Фаллада раскурил сигарету и очень медленно проговорил:
– Я никогда не смог бы писать на каком-то другом языке. И жить не в Германии, а где-то еще.
Милдред возразила:
– Быть может, герр Дитцен, важнее не
Фаллада ничего не ответил.
Спустя некоторое время Милдред осведомилась:
– Можете ли вы здесь в наши дни писать то, что хочется?
– Это как посмотреть, – ответил писатель.
Он пояснил, что существуют определенные трудности и требования, некоторых слов приходится избегать, но в конце концов язык остается.
– Да, – сказал он, – я считаю, что в нынешние времена человек по-прежнему может писать здесь, если он соблюдает необходимые правила и готов немного уступить. Конечно, не в том, что важно.
Милдред спросила:
– А что важно? И что неважно?
Потом был ланч и кофе. Марта и Милдред поднялись на вершину холма на косе, чтобы полюбоваться открывавшимся оттуда видом. Легкая дымка смягчала линии, приглушала краски и создавала ощущение покоя. А настроение Фаллады, который не пошел с ними, испортилось. Они с Ледиг-Ровольтом играли в шахматы и разговаривали.
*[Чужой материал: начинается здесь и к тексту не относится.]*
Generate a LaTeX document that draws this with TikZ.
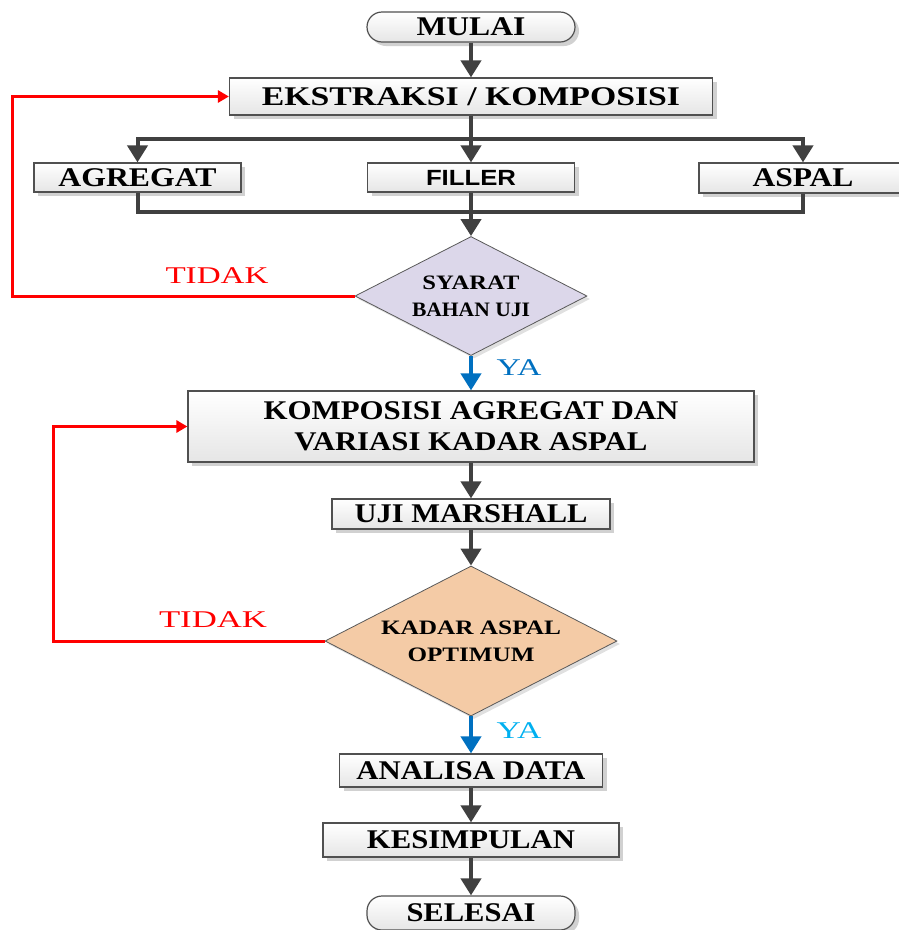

Всплыла тема предисловия Фаллады к его «Похлебке», и Ледиг-Ровольт вслух усомнился в его необходимости. Он признался Фалладе, что они обсуждали предисловие к роману, пока ехали в Карвиц. Услышав об этом, писатель рассердился. Ему не понравилось, что о нем говорили за его спиной: вряд ли кто-то может судить его, тем более какие-то американки.